Charts and diagrams as code
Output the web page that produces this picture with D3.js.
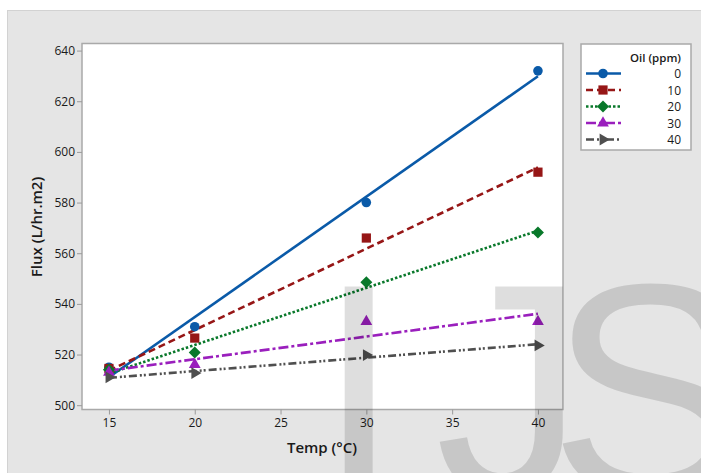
<!DOCTYPE html>
<html>
<head>
<meta charset="utf-8">
<script src="https://cdn.jsdelivr.net/npm/d3@7"></script>
<style>
  body { margin: 0; background: #fff; }
  svg { display: block; font-family: "Open Sans", "Noto Sans", sans-serif; }
</style>
</head>
<body>
<div id="chart"></div>
<script>
// values
var temps = [15, 20, 30, 40];
var oilLevels = ["0", "10", "20", "30", "40"];
var flux0  = [515, 531, 580, 632];
var flux10 = [514.5, 526.5, 566, 592];
var flux20 = [514, 520.8, 548.5, 568.2];
var flux30 = [513, 516, 533, 533];
var flux40 = [511, 512.7, 519.8, 523.6];
var xTicks = [15, 20, 25, 30, 35, 40];
var yTicks = [500, 520, 540, 560, 580, 600, 620, 640];

var seriesValues = [flux0, flux10, flux20, flux30, flux40];
var colors = ["#0a5aa8", "#961616", "#08782a", "#9a1fbd", "#4f4f4f"];
var dashes = [null, "7,4", "2.5,2", "10,3,3,3", "8,3,2,2,2,3"];
var shapes = ["circle", "square", "diamond", "triangle", "right"];

var W = 701, H = 473;
var plot = { left: 82, top: 43.5, right: 563, bottom: 409.5 };

var svg = d3.select("#chart").append("svg")
  .attr("width", W)
  .attr("height", H);

// figure background
svg.append("rect")
  .attr("x", 7.5).attr("y", 10.5)
  .attr("width", W).attr("height", H)
  .style("fill", "#e5e5e5")
  .style("stroke", "#d2d2d2");

var x = d3.scaleLinear().domain([13.43, 41.46]).range([plot.left, plot.right]);
var y = d3.scaleLinear().domain([498.3, 642.8]).range([plot.bottom, plot.top]);

svg.append("rect")
  .attr("x", plot.left).attr("y", plot.top)
  .attr("width", plot.right - plot.left)
  .attr("height", plot.bottom - plot.top)
  .style("fill", "#fff")
  .style("stroke", "#a9a9a9")
  .style("stroke-width", 1.5);

var xAxis = svg.append("g")
  .attr("transform", "translate(0," + plot.bottom + ")")
  .call(d3.axisBottom(x).tickValues(xTicks).tickSize(5).tickPadding(4));
var yAxis = svg.append("g")
  .attr("transform", "translate(" + plot.left + ",0)")
  .call(d3.axisLeft(y).tickValues(yTicks).tickSize(5).tickPadding(2));

[xAxis, yAxis].forEach(function(a) {
  a.select(".domain").remove();
  a.selectAll(".tick line").style("stroke", "#9a9a9a");
  a.selectAll(".tick text")
    .style("font-size", "12px")
    .style("fill", "#1a1a1a")
    .style("font-family", "'Open Sans', sans-serif");
});

svg.append("text")
  .attr("x", 322).attr("y", 453)
  .attr("text-anchor", "middle")
  .style("font-size", "15px")
  .style("font-weight", 600)
  .style("fill", "#1a1a1a")
  .text("Temp (\u00B0C)");

svg.append("text")
  .attr("transform", "translate(42,227) rotate(-90)")
  .attr("text-anchor", "middle")
  .style("font-size", "15px")
  .style("font-weight", 600)
  .style("fill", "#1a1a1a")
  .text("Flux (L/hr.m2)");

function symbolFor(shape) {
  if (shape == "circle") return d3.symbol().type(d3.symbolCircle).size(72)();
  if (shape == "square") return d3.symbol().type(d3.symbolSquare).size(85)();
  if (shape == "diamond") return d3.symbol().type(d3.symbolSquare).size(72)();
  return d3.symbol().type(d3.symbolTriangle).size(60)();
}
function rotFor(shape) {
  if (shape == "diamond") return 45;
  if (shape == "right") return 90;
  return 0;
}

// least squares fit
function fit(vals) {
  var mx = d3.mean(temps), my = d3.mean(vals);
  var sxy = d3.sum(temps, function(t, i) { return (t - mx) * (vals[i] - my); });
  var sxx = d3.sum(temps, function(t) { return (t - mx) * (t - mx); });
  var b = sxy / sxx;
  return function(t) { return my + b * (t - mx); };
}

var xEnds = d3.extent(temps);
var line = d3.line().x(function(d) { return x(d[0]); }).y(function(d) { return y(d[1]); });

seriesValues.forEach(function(vals, s) {
  var f = fit(vals);
  svg.append("path")
    .attr("d", line(xEnds.map(function(t) { return [t, f(t)]; })))
    .style("fill", "none")
    .style("stroke", colors[s])
    .style("stroke-width", 2.6)
    .style("stroke-dasharray", dashes[s]);
});

seriesValues.forEach(function(vals, s) {
  svg.selectAll(null)
    .data(vals)
    .enter().append("path")
    .attr("d", symbolFor(shapes[s]))
    .attr("transform", function(d, i) {
      return "translate(" + x(temps[i]) + "," + y(d) + ") rotate(" + rotFor(shapes[s]) + ")";
    })
    .style("fill", colors[s]);
});

// legend
var lg = svg.append("g");
lg.append("rect")
  .attr("x", 581).attr("y", 44)
  .attr("width", 110).attr("height", 106)
  .style("fill", "#fff")
  .style("stroke", "#a9a9a9")
  .style("stroke-width", 1.5);
lg.append("text")
  .attr("x", 681).attr("y", 62)
  .attr("text-anchor", "end")
  .style("font-size", "11.5px")
  .style("font-weight", 600)
  .style("fill", "#1a1a1a")
  .text("Oil (ppm)");

var rowY = d3.scalePoint().domain(oilLevels).range([73.5, 139.5]);
oilLevels.forEach(function(lvl, s) {
  var yy = rowY(lvl);
  lg.append("line")
    .attr("x1", 586).attr("x2", 621)
    .attr("y1", yy).attr("y2", yy)
    .style("stroke", colors[s])
    .style("stroke-width", 2.6)
    .style("stroke-dasharray", dashes[s]);
  lg.append("path")
    .attr("d", symbolFor(shapes[s]))
    .attr("transform", "translate(603," + yy + ") rotate(" + rotFor(shapes[s]) + ")")
    .style("fill", colors[s]);
  lg.append("text")
    .attr("x", 681).attr("y", yy + 4.5)
    .attr("text-anchor", "end")
    .style("font-size", "12px")
    .style("fill", "#1a1a1a")
    .text(lvl);
});

// watermark letters
var wmLetters = ["I", "J", "S"];
var wmX = [317, 435, 549];
svg.selectAll(null)
  .data(wmLetters)
  .enter().append("text")
  .attr("x", function(d, i) { return wmX[i]; })
  .attr("y", 493)
  .style("font-family", "'Liberation Sans', Arial, sans-serif")
  .style("font-size", "300px")
  .style("fill", "#000")
  .style("fill-opacity", 0.13)
  .text(function(d) { return d; });
</script>
</body>
</html>
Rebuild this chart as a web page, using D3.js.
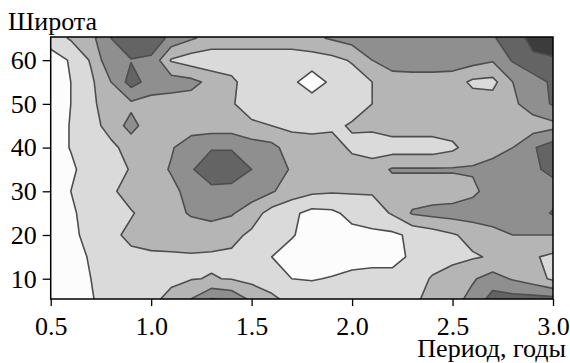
<!DOCTYPE html>
<html>
<head>
<meta charset="utf-8">
<script src="https://cdn.jsdelivr.net/npm/d3@7"></script>
<style>
  html, body { margin: 0; padding: 0; background: #fff; }
  svg { display: block; font-family: "Liberation Serif", "Times New Roman", serif; }
</style>
</head>
<body>
<svg id="chart" width="570" height="363"></svg>
<script>
// grid nodes: period (years) along x, latitude along y
const periods = [0.5, 0.6, 0.7, 0.8, 0.9, 1.0, 1.1, 1.2, 1.3, 1.4, 1.5, 1.6, 1.7,
                 1.8, 1.9, 2.0, 2.1, 2.2, 2.3, 2.4, 2.5, 2.6, 2.7, 2.8, 2.9, 3.0];
const latitudes = [65, 60, 55, 50, 45, 40, 35, 30, 25, 20, 15, 10, 5];

// shade level read at each node (0 = white ... 5 = darkest)
const lat65 = [1.0,1.6,2.2,3.5,4.3,4.2,3.2,2.6,2.2,2.0,2.0,2.0,2.0,2.3,2.6,2.9,3.3,3.4,3.4,3.4,3.4,3.4,3.4,4.0,4.8,5.0];
const lat60 = [0.0,0.6,1.6,3.3,3.45,3.3,1.4,1.0,0.8,1.0,1.0,1.0,1.0,1.0,1.2,1.6,2.5,3.0,3.1,3.1,3.0,2.9,2.6,3.6,4.3,4.4];
const lat55 = [0.0,0.5,1.3,2.5,3.9,3.1,3.0,2.8,2.2,1.7,1.0,0.8,0.7,0.0,0.7,1.0,1.5,2.0,2.0,2.0,2.0,1.3,1.2,2.5,3.0,3.7];
const lat50 = [0.0,0.5,1.3,2.0,2.3,2.1,2.0,2.0,2.0,1.6,1.0,1.0,1.0,1.0,1.0,1.1,1.5,2.0,2.0,2.0,2.0,2.0,2.0,2.3,3.0,3.6];
const lat45 = [0.0,0.55,1.0,2.0,2.8,2.0,2.0,2.0,2.0,2.0,1.7,1.5,1.3,1.2,1.3,1.6,1.7,2.0,2.0,2.0,2.0,2.0,2.0,2.0,2.0,2.2];
const lat40 = [0.0,0.55,1.0,1.2,2.0,2.1,2.4,3.1,3.4,3.4,3.0,2.8,2.0,2.0,2.0,1.3,1.0,1.0,1.0,1.0,1.3,2.0,2.2,2.5,3.4,4.0];
const lat35 = [0.0,0.3,1.0,1.2,1.55,2.0,2.6,3.4,4.2,4.2,3.5,3.0,2.4,2.0,2.0,2.0,2.0,2.6,2.6,2.6,2.6,2.6,2.8,2.8,3.3,3.8];
const lat30 = [0.0,0.5,1.0,1.3,2.0,2.2,2.2,2.9,3.2,3.1,3.0,2.6,2.0,1.7,1.6,1.6,1.6,2.0,2.0,2.0,2.0,2.3,2.9,3.0,3.0,3.0];
const lat25 = [0.0,0.3,1.0,1.0,1.4,2.0,2.2,2.6,2.8,2.6,2.0,1.1,0.7,0.2,0.3,0.8,1.0,1.6,2.6,2.8,2.9,3.0,3.0,3.0,3.0,3.6];
const lat20 = [0.0,0.2,0.9,1.2,1.8,2.0,2.0,2.0,2.0,1.8,1.3,1.0,0.6,0.0,0.0,0.2,0.3,0.3,0.7,1.0,1.4,1.8,2.2,2.5,2.5,2.5];
const lat15 = [0.0,0.1,0.6,1.0,1.2,1.3,1.35,1.4,1.35,1.3,1.0,0.5,0.0,0.0,0.1,0.2,0.3,0.3,0.6,1.0,1.2,1.4,1.6,1.8,1.6,1.3];
const lat10 = [0.0,0.1,0.5,1.0,1.0,1.2,1.3,1.45,1.55,1.45,1.2,0.7,0.5,0.45,0.55,0.7,0.7,0.7,1.0,1.6,2.0,2.4,2.9,2.4,2.0,1.3];
const lat5  = [0.0,0.0,0.4,1.0,1.0,1.3,1.8,2.6,3.7,3.4,2.4,1.9,1.1,1.0,1.0,1.0,1.0,1.0,1.2,2.0,2.2,2.8,4.0,4.0,4.0,4.0];

const levelBreaks = [0.5, 1.5, 2.5, 3.5, 4.5];
const xTicks = [0.5, 1.0, 1.5, 2.0, 2.5, 3.0];
const yTicks = [10, 20, 30, 40, 50, 60];

const shades = ['#fcfcfc', '#dadada', '#b5b5b5', '#8f8f8f', '#646464', '#3c3c3c'];

const grid = [lat65, lat60, lat55, lat50, lat45, lat40, lat35, lat30, lat25, lat20, lat15, lat10, lat5];

const plot = { left: 50.7, right: 553, top: 37, bottom: 299 };

const svg = d3.select('#chart');

const x = d3.scaleLinear().domain([0.5, 3.0]).range([plot.left, plot.right]);
const y = d3.scaleLinear().domain([5.36, 65.3]).range([plot.bottom, plot.top]);

const nx = periods.length;
const ny = latitudes.length;
// d3.contours puts node i at grid coordinate i + 0.5
const gridX = d3.scaleLinear().domain([0.5, nx - 0.5]).range([periods[0], periods[nx - 1]]);
const gridY = d3.scaleLinear().domain([0.5, ny - 0.5]).range([latitudes[0], latitudes[ny - 1]]);

const projection = d3.geoTransform({
  point(gx, gy) { this.stream.point(x(gridX(gx)), y(gridY(gy))); }
});
const path = d3.geoPath(projection);

const bands = d3.contours()
  .size([nx, ny])
  .thresholds(levelBreaks)(grid.flat());

svg.append('clipPath')
  .attr('id', 'plot-clip')
  .append('rect')
  .attr('x', plot.left)
  .attr('y', plot.top)
  .attr('width', plot.right - plot.left)
  .attr('height', plot.bottom - plot.top);

const field = svg.append('g').attr('clip-path', 'url(#plot-clip)');

field.append('rect')
  .attr('x', plot.left)
  .attr('y', plot.top)
  .attr('width', plot.right - plot.left)
  .attr('height', plot.bottom - plot.top)
  .attr('fill', shades[0]);

field.selectAll('.band')
  .data(bands)
  .enter()
  .append('path')
  .attr('class', 'band')
  .attr('d', path)
  .attr('fill', (d, i) => shades[i + 1]);

field.selectAll('.isoline')
  .data(bands)
  .enter()
  .append('path')
  .attr('class', 'isoline')
  .attr('d', path)
  .attr('fill', 'none')
  .attr('stroke', '#4e4e4e')
  .attr('stroke-width', 1.6)
  .attr('stroke-linejoin', 'round');

// frame
svg.append('rect')
  .attr('x', plot.left)
  .attr('y', plot.top)
  .attr('width', plot.right - plot.left)
  .attr('height', plot.bottom - plot.top)
  .attr('fill', 'none')
  .attr('stroke', '#000')
  .attr('stroke-width', 1.5);

const yAxis = svg.append('g')
  .attr('transform', `translate(${plot.left},0)`)
  .call(d3.axisLeft(y).tickValues(yTicks).tickSize(8).tickPadding(6).tickFormat(d3.format('d')));

const xAxis = svg.append('g')
  .attr('transform', `translate(0,${plot.bottom})`)
  .call(d3.axisBottom(x).tickValues(xTicks).tickSize(7).tickPadding(11).tickFormat(d3.format('.1f')));

[xAxis, yAxis].forEach(g => {
  g.select('.domain').remove();
  g.selectAll('line').attr('stroke', '#000').attr('stroke-width', 1.3);
  g.selectAll('text')
    .attr('fill', '#000')
    .attr('font-size', '26px')
    .attr('font-family', '"Liberation Serif", "Times New Roman", serif');
});

svg.append('text')
  .attr('x', 8)
  .attr('y', 30)
  .attr('font-size', '26px')
  .attr('fill', '#000')
  .text('Широта');

svg.append('text')
  .attr('x', 566)
  .attr('y', 357)
  .attr('text-anchor', 'end')
  .attr('font-size', '26px')
  .attr('fill', '#000')
  .text('Период, годы');
</script>
</body>
</html>
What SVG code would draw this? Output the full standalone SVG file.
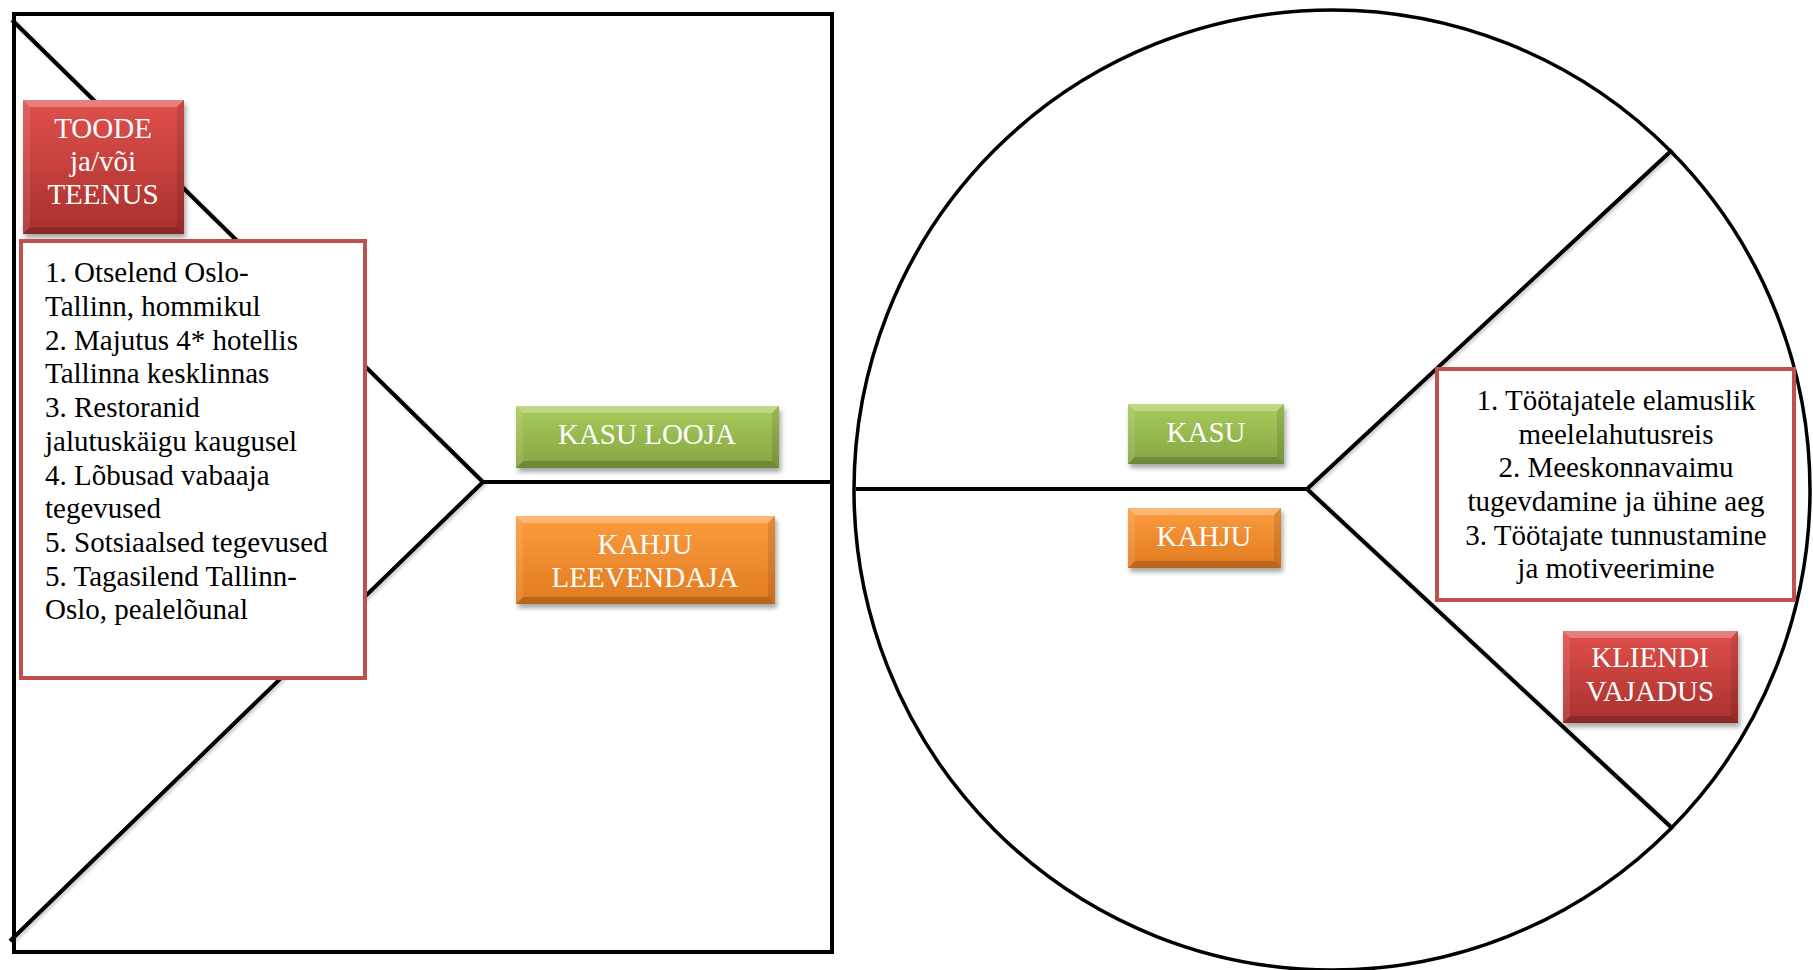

- [What to do] Start with the line that includes "Rebuild this chart" and finish with the line that includes "15, 10, 5];": reproduce those lines exactly, nothing before or after, and omit any pictures.

- [The output]
Rebuild this chart as a web page, using D3.js.
<!DOCTYPE html>
<html>
<head>
<meta charset="utf-8">
<script src="https://cdn.jsdelivr.net/npm/d3@7"></script>
<style>
  html, body { margin: 0; padding: 0; background: #fff; }
  svg { display: block; font-family: "Liberation Serif", "Times New Roman", serif; }
</style>
</head>
<body>
<svg id="chart" width="570" height="363"></svg>
<script>
// grid nodes: period (years) along x, latitude along y
const periods = [0.5, 0.6, 0.7, 0.8, 0.9, 1.0, 1.1, 1.2, 1.3, 1.4, 1.5, 1.6, 1.7,
                 1.8, 1.9, 2.0, 2.1, 2.2, 2.3, 2.4, 2.5, 2.6, 2.7, 2.8, 2.9, 3.0];
const latitudes = [65, 60, 55, 50, 45, 40, 35, 30, 25, 20, 15, 10, 5];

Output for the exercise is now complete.